Sometimes you think the zoning is as your Neighborhood Plan wanted. You’ve contributed your opinion loudly to why it should allow three stories, not six, behind small homes ( f’rinstance), and then you find out the city changed the plan—“density needed’—and there goeth your sun & sunsets. Kick yourself for not, somehow, knowing the city made the change, or be philosophical about the fun it will be to look at a half-block long apartment being constructed, ever higher. Hi Neighbors! Your kitchen window may be your entertainment center. (And a chance for HIgh Neighbors to watch you cook supper! Hey Hon, looks like fish tonight,)

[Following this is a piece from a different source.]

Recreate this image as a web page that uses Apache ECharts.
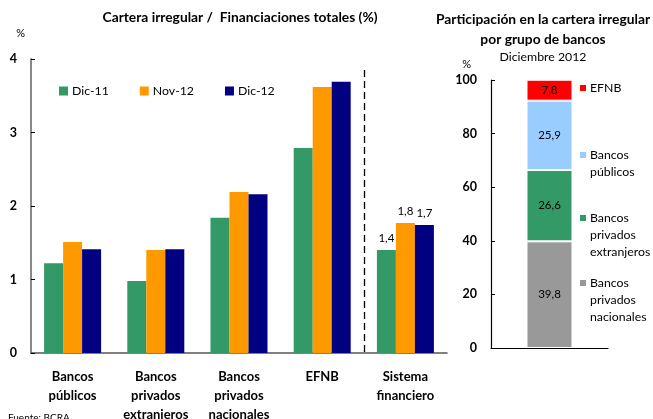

Balustrades! We hear they’re the best architectural feature for beauty, artistry, calm. Apartments should put them over the “Juliette balconies.” How delightful! Let’s all get some for our porches, a bit of classical class! Kids peer through them, you sit there with Casual Aplomb! And oh that long Meximerican Fence!
Mid pleasures and pup tents—there’s no place like home. Many folks don’t have real estate. Or any estate. Or home. Needed: affordable housing, so here’s a savvy idea from, er, someone: Move, say, the legislators out of the Balustraded! State Capitol and turn it into affordable housing. Government people can work on handheld devices from anywhere—Civic Center, the banks of the Platte. The rallying tune, of course, “Home on the Range:”
O give me a home, ‘neath the Capitol Dome
Now converted to housing that’s cheap
Females in the House, then,—it’s the Senate for men
For families an office to keep
The Rotunda’s Day Care, and the Library’s where
You can read up on laws till you droop
Cafeteria’s got lots of coffee that’s hot
And maybe a nice pot of soup …
HOUSING ALERT! Often “affordable” housing (schools, playfields) is planned/built way too close to highways, interstates, dense pollution. Denver’s Comprehensive Plan must address sustainability, climate change issues (air, water, open space, health, etc.). Ask your councilperson for contacts.
CORRECTION: Last month—It’s Colorado Seminary, not Denver Seminary!